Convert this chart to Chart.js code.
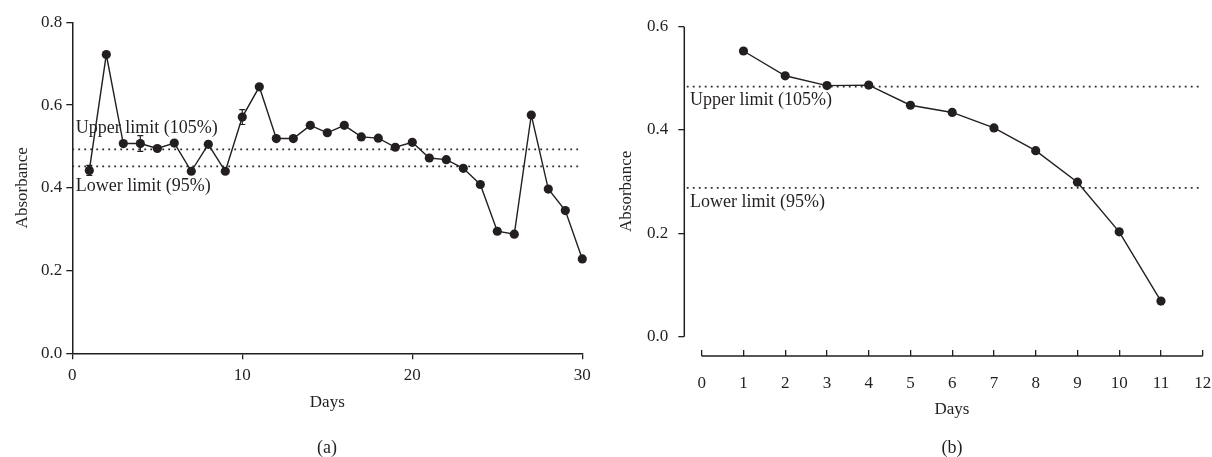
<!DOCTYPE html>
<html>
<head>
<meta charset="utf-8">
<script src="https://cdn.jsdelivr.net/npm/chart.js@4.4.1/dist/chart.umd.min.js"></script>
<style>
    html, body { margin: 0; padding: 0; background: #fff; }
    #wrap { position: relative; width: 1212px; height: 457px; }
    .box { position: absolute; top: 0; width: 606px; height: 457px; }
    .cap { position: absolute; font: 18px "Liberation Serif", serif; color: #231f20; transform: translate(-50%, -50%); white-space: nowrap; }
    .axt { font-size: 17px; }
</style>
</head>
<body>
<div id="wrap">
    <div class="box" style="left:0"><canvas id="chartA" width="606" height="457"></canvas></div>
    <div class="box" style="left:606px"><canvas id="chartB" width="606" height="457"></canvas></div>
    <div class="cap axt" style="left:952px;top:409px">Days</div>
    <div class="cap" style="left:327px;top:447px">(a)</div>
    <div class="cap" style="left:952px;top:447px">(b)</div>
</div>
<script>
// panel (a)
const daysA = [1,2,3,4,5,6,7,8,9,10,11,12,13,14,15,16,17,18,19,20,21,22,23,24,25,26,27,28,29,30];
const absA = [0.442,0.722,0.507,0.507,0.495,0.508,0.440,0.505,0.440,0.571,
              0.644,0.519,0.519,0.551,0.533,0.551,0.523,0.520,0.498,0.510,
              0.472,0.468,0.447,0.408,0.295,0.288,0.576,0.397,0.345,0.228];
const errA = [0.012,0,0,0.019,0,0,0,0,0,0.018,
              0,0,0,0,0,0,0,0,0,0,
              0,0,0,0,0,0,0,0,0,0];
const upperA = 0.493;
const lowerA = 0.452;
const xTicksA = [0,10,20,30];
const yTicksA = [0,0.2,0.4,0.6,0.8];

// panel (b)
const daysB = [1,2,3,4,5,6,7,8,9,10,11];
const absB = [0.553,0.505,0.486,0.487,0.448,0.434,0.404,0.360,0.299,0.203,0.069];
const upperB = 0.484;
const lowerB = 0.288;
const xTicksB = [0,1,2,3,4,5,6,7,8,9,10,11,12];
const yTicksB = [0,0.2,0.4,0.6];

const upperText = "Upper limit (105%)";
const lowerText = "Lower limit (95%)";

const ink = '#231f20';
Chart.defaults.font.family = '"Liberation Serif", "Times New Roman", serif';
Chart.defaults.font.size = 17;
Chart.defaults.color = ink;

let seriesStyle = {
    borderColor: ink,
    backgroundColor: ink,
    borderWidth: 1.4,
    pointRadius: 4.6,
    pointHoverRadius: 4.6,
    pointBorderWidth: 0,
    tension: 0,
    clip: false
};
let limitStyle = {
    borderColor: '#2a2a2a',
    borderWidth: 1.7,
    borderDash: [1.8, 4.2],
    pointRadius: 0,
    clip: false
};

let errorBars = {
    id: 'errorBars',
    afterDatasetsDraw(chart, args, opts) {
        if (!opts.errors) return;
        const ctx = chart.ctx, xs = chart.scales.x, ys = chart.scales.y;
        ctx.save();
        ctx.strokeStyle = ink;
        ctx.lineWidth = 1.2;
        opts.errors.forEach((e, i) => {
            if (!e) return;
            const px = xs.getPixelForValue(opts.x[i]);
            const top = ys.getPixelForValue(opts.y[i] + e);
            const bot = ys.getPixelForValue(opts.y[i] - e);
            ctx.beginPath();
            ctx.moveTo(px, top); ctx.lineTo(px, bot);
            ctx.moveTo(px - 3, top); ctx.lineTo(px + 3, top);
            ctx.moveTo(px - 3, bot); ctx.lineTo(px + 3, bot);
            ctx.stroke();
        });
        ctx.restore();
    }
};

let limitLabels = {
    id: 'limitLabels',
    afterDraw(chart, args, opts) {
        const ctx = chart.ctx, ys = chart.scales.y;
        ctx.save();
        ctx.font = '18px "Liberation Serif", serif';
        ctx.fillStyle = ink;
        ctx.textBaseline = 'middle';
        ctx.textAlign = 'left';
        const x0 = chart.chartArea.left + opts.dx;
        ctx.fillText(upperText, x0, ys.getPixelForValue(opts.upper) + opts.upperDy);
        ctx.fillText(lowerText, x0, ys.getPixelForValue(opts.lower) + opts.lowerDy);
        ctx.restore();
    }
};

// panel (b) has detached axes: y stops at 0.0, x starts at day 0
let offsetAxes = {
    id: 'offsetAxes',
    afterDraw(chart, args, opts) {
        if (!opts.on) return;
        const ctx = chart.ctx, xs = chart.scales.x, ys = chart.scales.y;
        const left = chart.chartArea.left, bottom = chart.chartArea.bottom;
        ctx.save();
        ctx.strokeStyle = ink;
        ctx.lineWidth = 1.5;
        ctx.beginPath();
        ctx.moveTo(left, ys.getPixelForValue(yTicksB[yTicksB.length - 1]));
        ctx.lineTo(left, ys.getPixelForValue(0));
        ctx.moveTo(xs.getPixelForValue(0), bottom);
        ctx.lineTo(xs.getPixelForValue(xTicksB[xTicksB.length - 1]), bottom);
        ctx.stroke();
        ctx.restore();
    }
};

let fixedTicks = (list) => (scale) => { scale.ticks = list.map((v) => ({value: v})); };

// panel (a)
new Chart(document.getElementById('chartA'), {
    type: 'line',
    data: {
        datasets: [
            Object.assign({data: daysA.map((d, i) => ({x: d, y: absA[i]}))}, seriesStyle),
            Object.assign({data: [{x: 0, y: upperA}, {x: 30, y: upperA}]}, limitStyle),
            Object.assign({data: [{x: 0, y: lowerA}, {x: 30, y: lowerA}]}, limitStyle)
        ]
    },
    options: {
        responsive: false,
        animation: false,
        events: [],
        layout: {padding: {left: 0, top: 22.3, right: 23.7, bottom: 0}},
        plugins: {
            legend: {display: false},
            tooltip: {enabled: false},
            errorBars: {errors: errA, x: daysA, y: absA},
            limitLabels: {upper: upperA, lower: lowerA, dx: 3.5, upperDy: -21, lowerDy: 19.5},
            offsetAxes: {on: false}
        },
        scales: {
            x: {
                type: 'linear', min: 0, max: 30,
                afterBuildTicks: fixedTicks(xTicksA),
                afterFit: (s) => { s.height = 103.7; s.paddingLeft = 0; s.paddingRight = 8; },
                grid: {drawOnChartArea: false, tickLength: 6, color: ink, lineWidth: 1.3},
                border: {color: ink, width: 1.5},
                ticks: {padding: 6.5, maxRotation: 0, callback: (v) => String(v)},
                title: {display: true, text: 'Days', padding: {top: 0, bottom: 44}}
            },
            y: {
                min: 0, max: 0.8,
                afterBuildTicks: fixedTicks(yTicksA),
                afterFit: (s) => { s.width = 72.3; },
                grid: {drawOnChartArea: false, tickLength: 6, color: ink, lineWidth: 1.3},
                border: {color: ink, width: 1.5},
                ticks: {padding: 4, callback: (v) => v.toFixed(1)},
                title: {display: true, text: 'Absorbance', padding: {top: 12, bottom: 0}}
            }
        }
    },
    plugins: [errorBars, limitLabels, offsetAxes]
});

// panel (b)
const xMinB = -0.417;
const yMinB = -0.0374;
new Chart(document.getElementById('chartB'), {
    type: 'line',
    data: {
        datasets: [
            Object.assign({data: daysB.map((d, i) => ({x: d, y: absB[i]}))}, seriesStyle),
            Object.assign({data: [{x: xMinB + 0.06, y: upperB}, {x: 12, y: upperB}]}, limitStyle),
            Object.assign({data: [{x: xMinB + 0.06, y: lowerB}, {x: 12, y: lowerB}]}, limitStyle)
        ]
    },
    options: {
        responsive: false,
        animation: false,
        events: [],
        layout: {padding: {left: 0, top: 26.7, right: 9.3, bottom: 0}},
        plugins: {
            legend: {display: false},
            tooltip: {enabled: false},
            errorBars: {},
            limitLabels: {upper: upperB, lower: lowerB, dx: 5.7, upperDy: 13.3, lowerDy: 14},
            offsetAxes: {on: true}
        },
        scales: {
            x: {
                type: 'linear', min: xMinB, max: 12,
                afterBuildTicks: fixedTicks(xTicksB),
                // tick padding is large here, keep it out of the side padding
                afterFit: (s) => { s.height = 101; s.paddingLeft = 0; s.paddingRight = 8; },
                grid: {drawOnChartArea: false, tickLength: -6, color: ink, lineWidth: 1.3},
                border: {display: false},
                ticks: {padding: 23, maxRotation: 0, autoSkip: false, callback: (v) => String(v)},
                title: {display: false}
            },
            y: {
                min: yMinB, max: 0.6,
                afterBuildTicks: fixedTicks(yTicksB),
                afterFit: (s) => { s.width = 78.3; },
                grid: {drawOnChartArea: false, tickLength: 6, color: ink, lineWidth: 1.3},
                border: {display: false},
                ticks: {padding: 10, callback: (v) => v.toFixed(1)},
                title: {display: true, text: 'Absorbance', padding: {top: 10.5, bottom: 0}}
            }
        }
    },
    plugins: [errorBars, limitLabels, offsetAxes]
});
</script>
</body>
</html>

□ □ □

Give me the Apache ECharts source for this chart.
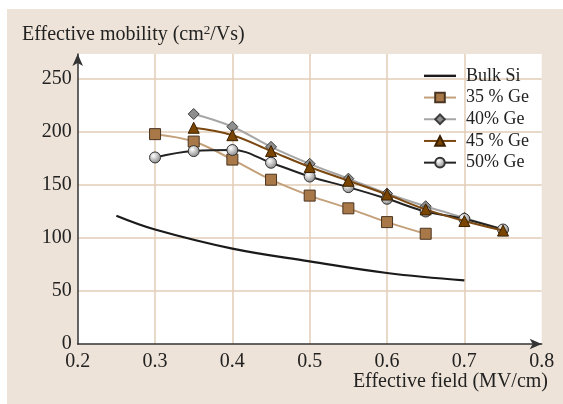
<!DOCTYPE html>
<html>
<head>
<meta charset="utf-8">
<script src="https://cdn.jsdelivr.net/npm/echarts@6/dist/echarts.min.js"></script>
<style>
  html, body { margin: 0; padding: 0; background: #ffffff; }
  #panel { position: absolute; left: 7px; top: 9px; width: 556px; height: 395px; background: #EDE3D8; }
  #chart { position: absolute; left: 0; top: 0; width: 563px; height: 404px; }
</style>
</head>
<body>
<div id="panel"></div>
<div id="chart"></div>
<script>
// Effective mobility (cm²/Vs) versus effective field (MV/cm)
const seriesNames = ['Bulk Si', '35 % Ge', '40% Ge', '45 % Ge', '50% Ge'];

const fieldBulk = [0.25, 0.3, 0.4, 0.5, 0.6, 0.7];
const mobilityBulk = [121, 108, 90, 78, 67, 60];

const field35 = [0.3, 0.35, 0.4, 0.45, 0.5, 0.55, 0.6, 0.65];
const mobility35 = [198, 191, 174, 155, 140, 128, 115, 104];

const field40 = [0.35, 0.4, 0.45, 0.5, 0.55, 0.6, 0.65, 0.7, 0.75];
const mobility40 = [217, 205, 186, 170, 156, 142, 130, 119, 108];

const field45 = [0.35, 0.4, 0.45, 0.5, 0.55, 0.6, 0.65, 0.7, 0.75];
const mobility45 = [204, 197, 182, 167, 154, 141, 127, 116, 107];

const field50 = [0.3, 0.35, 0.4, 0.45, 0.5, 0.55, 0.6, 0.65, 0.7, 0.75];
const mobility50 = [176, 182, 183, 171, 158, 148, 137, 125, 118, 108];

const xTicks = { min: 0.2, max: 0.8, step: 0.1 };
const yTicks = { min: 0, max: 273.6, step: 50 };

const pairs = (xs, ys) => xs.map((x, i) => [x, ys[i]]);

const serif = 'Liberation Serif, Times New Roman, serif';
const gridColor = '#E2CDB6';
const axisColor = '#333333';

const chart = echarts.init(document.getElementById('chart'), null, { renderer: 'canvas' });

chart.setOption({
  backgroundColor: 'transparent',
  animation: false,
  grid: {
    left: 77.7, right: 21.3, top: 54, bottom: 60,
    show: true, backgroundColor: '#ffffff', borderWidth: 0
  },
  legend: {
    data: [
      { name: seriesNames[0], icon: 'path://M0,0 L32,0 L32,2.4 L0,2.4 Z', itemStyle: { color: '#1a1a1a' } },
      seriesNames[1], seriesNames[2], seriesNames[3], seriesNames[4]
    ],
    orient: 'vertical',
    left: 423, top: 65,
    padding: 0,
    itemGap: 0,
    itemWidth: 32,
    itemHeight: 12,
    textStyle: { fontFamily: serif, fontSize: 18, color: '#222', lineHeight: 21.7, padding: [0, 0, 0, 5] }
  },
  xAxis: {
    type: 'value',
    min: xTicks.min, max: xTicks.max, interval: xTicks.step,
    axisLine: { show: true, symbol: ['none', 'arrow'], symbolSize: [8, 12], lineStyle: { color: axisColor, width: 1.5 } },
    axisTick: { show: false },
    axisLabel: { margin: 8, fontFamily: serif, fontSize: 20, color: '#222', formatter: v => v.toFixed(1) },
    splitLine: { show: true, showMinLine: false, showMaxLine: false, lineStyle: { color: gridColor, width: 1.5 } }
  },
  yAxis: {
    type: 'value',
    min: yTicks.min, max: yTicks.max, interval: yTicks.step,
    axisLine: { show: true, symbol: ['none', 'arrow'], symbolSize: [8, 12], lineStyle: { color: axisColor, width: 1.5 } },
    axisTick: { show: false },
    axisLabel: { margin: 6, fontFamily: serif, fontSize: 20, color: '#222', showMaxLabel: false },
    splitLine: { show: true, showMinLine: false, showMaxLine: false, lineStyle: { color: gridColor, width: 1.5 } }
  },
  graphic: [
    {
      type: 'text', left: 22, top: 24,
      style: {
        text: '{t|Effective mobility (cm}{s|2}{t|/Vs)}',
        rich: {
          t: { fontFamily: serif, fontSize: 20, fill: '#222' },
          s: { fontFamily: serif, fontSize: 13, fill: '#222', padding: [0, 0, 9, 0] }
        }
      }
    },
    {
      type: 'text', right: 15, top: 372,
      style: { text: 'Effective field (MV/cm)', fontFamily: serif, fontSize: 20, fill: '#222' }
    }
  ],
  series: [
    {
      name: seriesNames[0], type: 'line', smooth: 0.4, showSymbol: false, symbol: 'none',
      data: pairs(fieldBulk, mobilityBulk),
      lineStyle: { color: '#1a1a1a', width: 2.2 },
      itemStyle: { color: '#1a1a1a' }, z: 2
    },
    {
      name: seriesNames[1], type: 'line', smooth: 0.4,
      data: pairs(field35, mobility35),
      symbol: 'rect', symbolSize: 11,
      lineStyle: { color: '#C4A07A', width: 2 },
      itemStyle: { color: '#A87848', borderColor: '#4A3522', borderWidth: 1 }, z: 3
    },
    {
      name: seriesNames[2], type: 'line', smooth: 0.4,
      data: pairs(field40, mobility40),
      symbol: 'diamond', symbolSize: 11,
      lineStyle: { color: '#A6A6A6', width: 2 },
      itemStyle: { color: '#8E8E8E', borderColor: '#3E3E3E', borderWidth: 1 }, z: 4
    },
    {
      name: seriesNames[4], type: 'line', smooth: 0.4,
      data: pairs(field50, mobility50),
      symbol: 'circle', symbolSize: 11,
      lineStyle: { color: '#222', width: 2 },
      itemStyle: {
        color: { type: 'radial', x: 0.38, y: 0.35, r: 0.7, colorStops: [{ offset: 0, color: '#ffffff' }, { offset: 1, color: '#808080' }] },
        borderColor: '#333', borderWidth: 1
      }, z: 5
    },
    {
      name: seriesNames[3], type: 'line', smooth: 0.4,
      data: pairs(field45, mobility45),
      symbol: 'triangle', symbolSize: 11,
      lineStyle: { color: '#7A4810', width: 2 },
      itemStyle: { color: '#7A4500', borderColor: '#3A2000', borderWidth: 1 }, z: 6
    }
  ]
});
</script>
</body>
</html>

□ □ □

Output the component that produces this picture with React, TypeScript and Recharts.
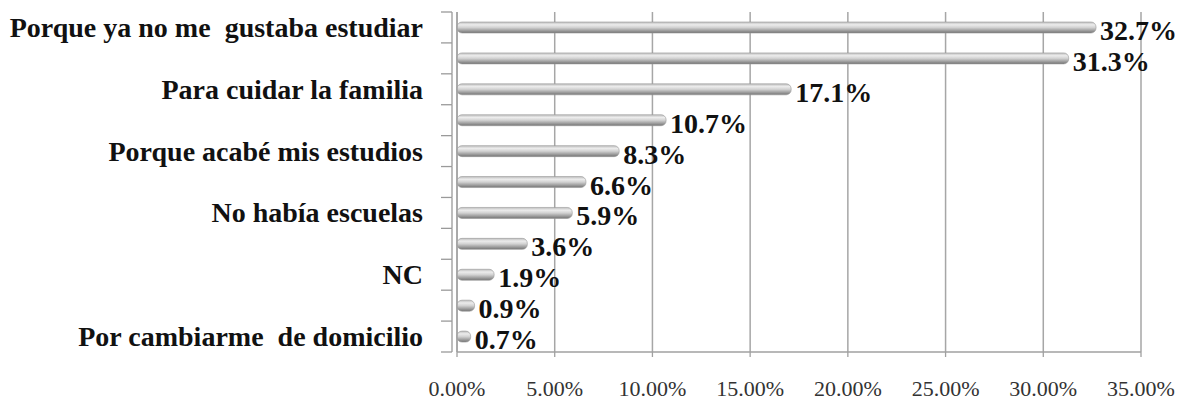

□ □ □

**Problem**
Extract, without any images, the part of the material above that opens with the line containing "Give me the" and closes with the line containing "const seriesNames = ['Bulk", both lines included.

**Final result**
Give me the Apache ECharts source for this chart.
<!DOCTYPE html>
<html>
<head>
<meta charset="utf-8">
<script src="https://cdn.jsdelivr.net/npm/echarts@6/dist/echarts.min.js"></script>
<style>
  html, body { margin: 0; padding: 0; background: #ffffff; }
  #panel { position: absolute; left: 7px; top: 9px; width: 556px; height: 395px; background: #EDE3D8; }
  #chart { position: absolute; left: 0; top: 0; width: 563px; height: 404px; }
</style>
</head>
<body>
<div id="panel"></div>
<div id="chart"></div>
<script>
// Effective mobility (cm²/Vs) versus effective field (MV/cm)
const seriesNames = ['Bulk Si', '35 % Ge', '40% Ge', '45 % Ge', '50% Ge'];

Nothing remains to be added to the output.